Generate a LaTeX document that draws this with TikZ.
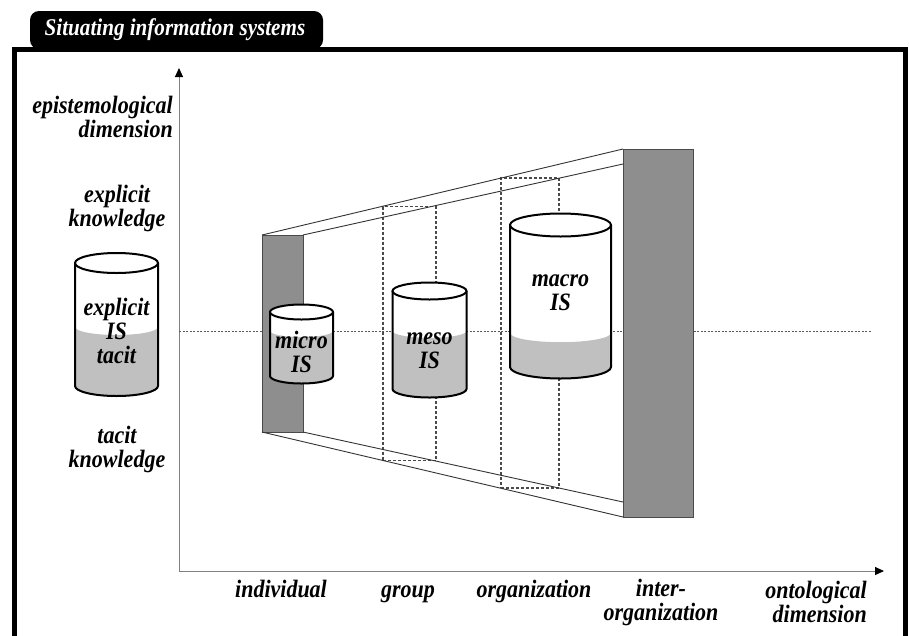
\documentclass[tikz,border=0pt]{standalone}
\usepackage{fontspec}
\setmainfont{Liberation Serif}
\newfontfamily\labfont[FakeStretch=0.88]{Liberation Serif}
\usetikzlibrary{arrows.meta}
\definecolor{bargrey}{HTML}{8E8E8E}
\definecolor{barline}{HTML}{4A4A4A}
\definecolor{liquid}{HTML}{C0C0C0}
\definecolor{axisgrey}{HTML}{808080}
\tikzset{
  lbl/.style={font=\labfont\fontsize{25}{24}\selectfont\bfseries\itshape, inner sep=0pt, align=center},
  bar/.style={draw=barline, fill=bargrey, line width=1pt, inner sep=0pt, outer sep=0pt},
  slice/.style={draw=barline, dashed, dash pattern=on 3pt off 2pt, line width=1.1pt, inner sep=0pt, outer sep=0pt},
  persp/.style={draw=black!80, line width=0.9pt},
  cylline/.style={draw=black, line width=2pt},
  axisline/.style={draw=axisgrey, line width=1pt, -{Triangle[length=9pt,width=8pt,color=black]}},
}
\newcommand\drawcyl[6]{% cx, top cy, bottom cy, rx, ry, level
  \fill[white] ({#1-#4},{-#2}) -- ({#1-#4},{-#3}) arc[start angle=180,end angle=360,x radius=#4,y radius=#5] -- ({#1+#4},{-#2}) -- cycle;
  \fill[liquid] ({#1-#4},{-#6}) arc[start angle=180,end angle=360,x radius=#4,y radius=#5*0.8] -- ({#1+#4},{-#3}) arc[start angle=0,end angle=-180,x radius=#4,y radius=#5] -- cycle;
  \draw[cylline] ({#1-#4},{-#2}) -- ({#1-#4},{-#3}) arc[start angle=180,end angle=360,x radius=#4,y radius=#5] -- ({#1+#4},{-#2});
  \draw[cylline,fill=white] (#1,{-#2}) ellipse[x radius=#4,y radius=#5];
}
\begin{document}
\begin{tikzpicture}[x=1pt,y=1pt]
\useasboundingbox (0,0) rectangle (909,-635);
% frame and tab
\fill[black, rounded corners=9pt] (30,-49) -- (30,-11) -- (323,-11) -- (323,-49) -- cycle;
\node[font=\labfont\fontsize{24}{24}\selectfont\bfseries\itshape, text=white, inner sep=0pt] (title) at (175,-30) {Situating information systems};
\draw[black, line width=5pt] (14,-640) -- (14,-49) -- (905.5,-49) -- (905.5,-640);
% axes
\coordinate (origin) at (179,-571);
\coordinate (ytip) at (179,-68);
\coordinate (xtip) at (884,-571);
\draw[axisline] (origin) -- (ytip);
\draw[axisline] (origin) -- (xtip);
% dashed middle line
\coordinate (midL) at (179,-331);
\coordinate (midR) at (872,-331);
\draw[axisgrey!70!black, line width=0.8pt, dash pattern=on 2pt off 1.5pt] (midL) -- (midR);
% slices
\node[slice, minimum width=53pt, minimum height=254pt] (grp) at (409.5,-333.5) {};
\node[slice, minimum width=58pt, minimum height=310pt] (org) at (530,-333) {};
% bars
\node[bar, minimum width=41pt, minimum height=197pt] (ind) at (282.5,-333.5) {};
\node[bar, minimum width=70pt, minimum height=368pt] (inter) at (658,-333) {};
\coordinate (interTi) at (623,-164);
\coordinate (interBi) at (623,-502);
\draw[persp] (ind.north west) -- (inter.north west);
\draw[persp] (ind.north east) -- (interTi);
\draw[persp] (ind.south west) -- (inter.south west);
\draw[persp] (ind.south east) -- (interBi);
% cylinders
\drawcyl{116.5}{263}{386}{41.5}{10}{327}
\drawcyl{301.5}{312}{376}{31.5}{7.5}{331}
\drawcyl{429.5}{291}{389}{37}{8.5}{331}
\drawcyl{560.5}{225}{367}{50.5}{11.5}{333}
\node[lbl] (cylA) at (116.5,-331) {explicit\\IS\\tacit};
\node[lbl] (cylB) at (301.5,-352) {micro\\IS};
\node[lbl] (cylC) at (429.5,-351) {meso\\IS};
\node[lbl] (cylD) at (560.5,-293) {macro\\IS};
% left labels
\node[lbl, align=right, anchor=east] (epi) at (173,-117) {epistemological\\dimension};
\node[lbl] (expl) at (117,-208) {explicit\\knowledge};
\node[lbl] (tac) at (117,-449) {tacit\\knowledge};
% bottom labels
\node[lbl, anchor=base] (l1) at (281,-597) {individual};
\node[lbl, anchor=base] (l2) at (408,-597) {group};
\node[lbl, anchor=base] (l3) at (534,-597) {organization};
\node[lbl] (l4) at (661,-602) {inter-\\organization};
\node[lbl, align=right, anchor=east] (l5) at (867,-602) {ontological\\dimension};
\end{tikzpicture}
\end{document}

○ ○ ○ ○ ○

Each line above is to be copied verbatim. Drop any image from the copy.

• Full output:
Generate a LaTeX document that draws this with TikZ.
\documentclass[tikz,border=0pt]{standalone}
\usepackage{fontspec}
\setmainfont{Liberation Serif}
\newfontfamily\labfont[FakeStretch=0.88]{Liberation Serif}
\usetikzlibrary{arrows.meta}
\definecolor{bargrey}{HTML}{8E8E8E}
\definecolor{barline}{HTML}{4A4A4A}
\definecolor{liquid}{HTML}{C0C0C0}
\definecolor{axisgrey}{HTML}{808080}
\tikzset{
  lbl/.style={font=\labfont\fontsize{25}{24}\selectfont\bfseries\itshape, inner sep=0pt, align=center},
  bar/.style={draw=barline, fill=bargrey, line width=1pt, inner sep=0pt, outer sep=0pt},
  slice/.style={draw=barline, dashed, dash pattern=on 3pt off 2pt, line width=1.1pt, inner sep=0pt, outer sep=0pt},
  persp/.style={draw=black!80, line width=0.9pt},
  cylline/.style={draw=black, line width=2pt},
  axisline/.style={draw=axisgrey, line width=1pt, -{Triangle[length=9pt,width=8pt,color=black]}},
}
\newcommand\drawcyl[6]{% cx, top cy, bottom cy, rx, ry, level
  \fill[white] ({#1-#4},{-#2}) -- ({#1-#4},{-#3}) arc[start angle=180,end angle=360,x radius=#4,y radius=#5] -- ({#1+#4},{-#2}) -- cycle;
  \fill[liquid] ({#1-#4},{-#6}) arc[start angle=180,end angle=360,x radius=#4,y radius=#5*0.8] -- ({#1+#4},{-#3}) arc[start angle=0,end angle=-180,x radius=#4,y radius=#5] -- cycle;
  \draw[cylline] ({#1-#4},{-#2}) -- ({#1-#4},{-#3}) arc[start angle=180,end angle=360,x radius=#4,y radius=#5] -- ({#1+#4},{-#2});
  \draw[cylline,fill=white] (#1,{-#2}) ellipse[x radius=#4,y radius=#5];
}
\begin{document}
\begin{tikzpicture}[x=1pt,y=1pt]
\useasboundingbox (0,0) rectangle (909,-635);
% frame and tab
\fill[black, rounded corners=9pt] (30,-49) -- (30,-11) -- (323,-11) -- (323,-49) -- cycle;
\node[font=\labfont\fontsize{24}{24}\selectfont\bfseries\itshape, text=white, inner sep=0pt] (title) at (175,-30) {Situating information systems};
\draw[black, line width=5pt] (14,-640) -- (14,-49) -- (905.5,-49) -- (905.5,-640);
% axes
\coordinate (origin) at (179,-571);
\coordinate (ytip) at (179,-68);
\coordinate (xtip) at (884,-571);
\draw[axisline] (origin) -- (ytip);
\draw[axisline] (origin) -- (xtip);
% dashed middle line
\coordinate (midL) at (179,-331);
\coordinate (midR) at (872,-331);
\draw[axisgrey!70!black, line width=0.8pt, dash pattern=on 2pt off 1.5pt] (midL) -- (midR);
% slices
\node[slice, minimum width=53pt, minimum height=254pt] (grp) at (409.5,-333.5) {};
\node[slice, minimum width=58pt, minimum height=310pt] (org) at (530,-333) {};
% bars
\node[bar, minimum width=41pt, minimum height=197pt] (ind) at (282.5,-333.5) {};
\node[bar, minimum width=70pt, minimum height=368pt] (inter) at (658,-333) {};
\coordinate (interTi) at (623,-164);
\coordinate (interBi) at (623,-502);
\draw[persp] (ind.north west) -- (inter.north west);
\draw[persp] (ind.north east) -- (interTi);
\draw[persp] (ind.south west) -- (inter.south west);
\draw[persp] (ind.south east) -- (interBi);
% cylinders
\drawcyl{116.5}{263}{386}{41.5}{10}{327}
\drawcyl{301.5}{312}{376}{31.5}{7.5}{331}
\drawcyl{429.5}{291}{389}{37}{8.5}{331}
\drawcyl{560.5}{225}{367}{50.5}{11.5}{333}
\node[lbl] (cylA) at (116.5,-331) {explicit\\IS\\tacit};
\node[lbl] (cylB) at (301.5,-352) {micro\\IS};
\node[lbl] (cylC) at (429.5,-351) {meso\\IS};
\node[lbl] (cylD) at (560.5,-293) {macro\\IS};
% left labels
\node[lbl, align=right, anchor=east] (epi) at (173,-117) {epistemological\\dimension};
\node[lbl] (expl) at (117,-208) {explicit\\knowledge};
\node[lbl] (tac) at (117,-449) {tacit\\knowledge};
% bottom labels
\node[lbl, anchor=base] (l1) at (281,-597) {individual};
\node[lbl, anchor=base] (l2) at (408,-597) {group};
\node[lbl, anchor=base] (l3) at (534,-597) {organization};
\node[lbl] (l4) at (661,-602) {inter-\\organization};
\node[lbl, align=right, anchor=east] (l5) at (867,-602) {ontological\\dimension};
\end{tikzpicture}
\end{document}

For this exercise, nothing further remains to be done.